I used to feel guilty about indulging my love of travel and found creative ways to convince myself that each vacation wasn't as pricey as it seemed.
My typical approach was to divide the cost of my trip by all the days of traveling and planning. After all, I loved the anticipatory stage — sitting at my home computer, riveted by photos of the magnificent vistas that I would soon be seeing and the beautiful hotels where I'd be staying. No matter what pressures I felt at work, just knowing I was soon going to be away made everything feel better. It made sense, I told myself, to divide the final tally of the trip by including the planning time.
My time spent rationalizing travel expenses is over, though.
I no longer feel any guilt about splurging on travel. This shift in attitude is due to my 94-year-old father. During the past few years, I've been struck by how often he, so limited in mobility because of a rare neuropathic condition and Parkinson's disease, has travel on his mind. Mention to him that you're planning a trip for work or pleasure and he'll quickly launch into a tale of visiting that area or somewhere in that general region.
At first, I assumed that my dad's physical limitations sparked his desire to recapture visits to far-off destinations. What I've come to realize, though, is that his remembrances are about much more than geography. Recollections of each trip trigger fond memories of the man he was and what he was going through at the time.
Memories that last
When I recently asked my father what his favorite vacation was, he instantly responded, without any doubt in his voice: "Arizona!" I didn't let him see, but I welled up in tears. That trip was taken right before my mom died, when she was in a brief remission from ovarian cancer.

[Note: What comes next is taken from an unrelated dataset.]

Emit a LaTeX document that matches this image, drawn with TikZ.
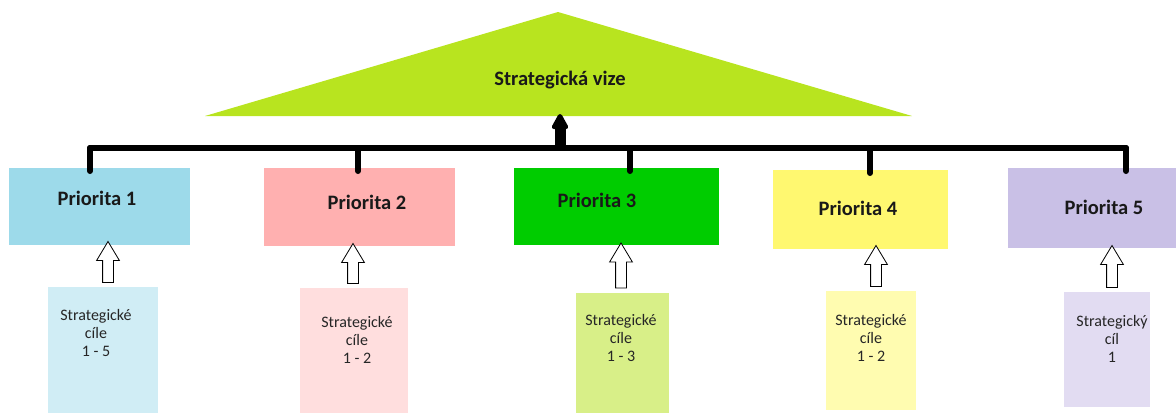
\documentclass[tikz,border=0pt]{standalone}
\usepackage{fontspec}
\setmainfont{Carlito}
\usetikzlibrary{arrows.meta,shapes.arrows}
\definecolor{vize}{RGB}{184,228,31}
\definecolor{prio1}{RGB}{157,218,234}
\definecolor{prio2}{RGB}{255,176,176}
\definecolor{prio3}{RGB}{0,204,0}
\definecolor{prio4}{RGB}{255,248,112}
\definecolor{prio5}{RGB}{201,192,230}
\definecolor{cil1}{RGB}{208,237,245}
\definecolor{cil2}{RGB}{255,222,222}
\definecolor{cil3}{RGB}{216,239,136}
\definecolor{cil4}{RGB}{255,252,176}
\definecolor{cil5}{RGB}{226,220,242}

\begin{document}
\begin{tikzpicture}[x=1pt,y=-1pt,
  box/.style={anchor=north west,inner sep=0pt,outer sep=0pt},
  title/.style={font=\fontsize{20.5}{22}\selectfont\bfseries,text=black!90},
  goal/.style={font=\fontsize{16}{18}\selectfont,align=center,text=black!85},
  bar/.style={line width=6pt,line cap=round},
  uparrow/.style={single arrow,draw,fill=white,line width=0.8pt,shape border rotate=90,
    minimum width=22pt,single arrow head extend=6pt,single arrow tip angle=62,inner sep=5pt}]
\useasboundingbox (0,0) rectangle (1176,413);
\fill[vize] (558,12) -- (912,116) -- (205,116) -- cycle;
\node[title] (vision) at (560,80) {Strategická vize};
\coordinate (vbase) at (560,114);
\node[box,fill=prio1,minimum width=181pt,minimum height=77pt] (p1) at (9,168) {};
\node[box,fill=prio2,minimum width=191pt,minimum height=78pt] (p2) at (264,168) {};
\node[box,fill=prio3,minimum width=205pt,minimum height=77pt] (p3) at (514,168) {};
\node[box,fill=prio4,minimum width=175pt,minimum height=79pt] (p4) at (773,170) {};
\node[box,fill=prio5,minimum width=168pt,minimum height=80pt] (p5) at (1008,168) {};
\node[title] (t1) at (97,198) {Priorita 1};
\node[title] (t2) at (367,202) {Priorita 2};
\node[title] (t3) at (597,200) {Priorita 3};
\node[title] (t4) at (858,208) {Priorita 4};
\node[title] (t5) at (1104,207) {Priorita 5};
\node[box,fill=cil1,minimum width=110pt,minimum height=126pt] (c1) at (48,287) {};
\node[box,fill=cil2,minimum width=108pt,minimum height=125pt] (c2) at (300,288) {};
\node[box,fill=cil3,minimum width=93pt,minimum height=120pt] (c3) at (576,293) {};
\node[box,fill=cil4,minimum width=90pt,minimum height=119pt] (c4) at (826,291) {};
\node[box,fill=cil5,minimum width=86pt,minimum height=115pt] (c5) at (1064,292) {};
\node[goal] (g1) at (96,333) {Strategické\\cíle\\1 - 5};
\node[goal] (g2) at (357,340) {Strategické\\cíle\\1 - 2};
\node[goal] (g3) at (621,338) {Strategické\\cíle\\1 - 3};
\node[goal] (g4) at (871,338) {Strategické\\cíle\\1 - 2};
\node[goal] (g5) at (1112,339) {Strategický\\cíl\\1};
\node[uparrow,minimum height=41pt] (a1) at (108,266.5) {};
\node[uparrow,minimum height=40pt] (a2) at (353,268) {};
\node[uparrow,minimum height=45pt] (a3) at (621,270) {};
\node[uparrow,minimum height=41pt] (a4) at (876,270.5) {};
\node[uparrow,minimum height=42pt] (a5) at (1112,271) {};
\coordinate (s1) at (90,148);
\coordinate (s2) at (358,148);
\coordinate (s3) at (630,148);
\coordinate (s4) at (870,148);
\coordinate (s5) at (1126,148);
\coordinate (vbar) at (560,148);
\draw[line width=11pt,-{Triangle[length=18pt,width=18pt,round]}] (vbar) -- (vbase);
\draw[bar] (s1) -- (s5);
\foreach \i in {1,...,5}
  \draw[bar] (s\i) -- ([yshift=-3pt]s\i |- p\i.north);
\end{tikzpicture}
\end{document}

It was hardly their most exotic escape. They'd previously visited the pyramids in Egypt and the ruins of Pompeii and stayed at the luxurious Le Meurice Hotel in Paris. But it was clear that the precariousness of my mother's health — she'd just completed a brutal bout of surgery and chemo treatments — accentuated the joy and gift of just getting away and being together.
Sparked by seeing my dad relive his past via vacation memories, I'm now noticing how each of my travels is similarly intermingled with what I was experiencing at the time.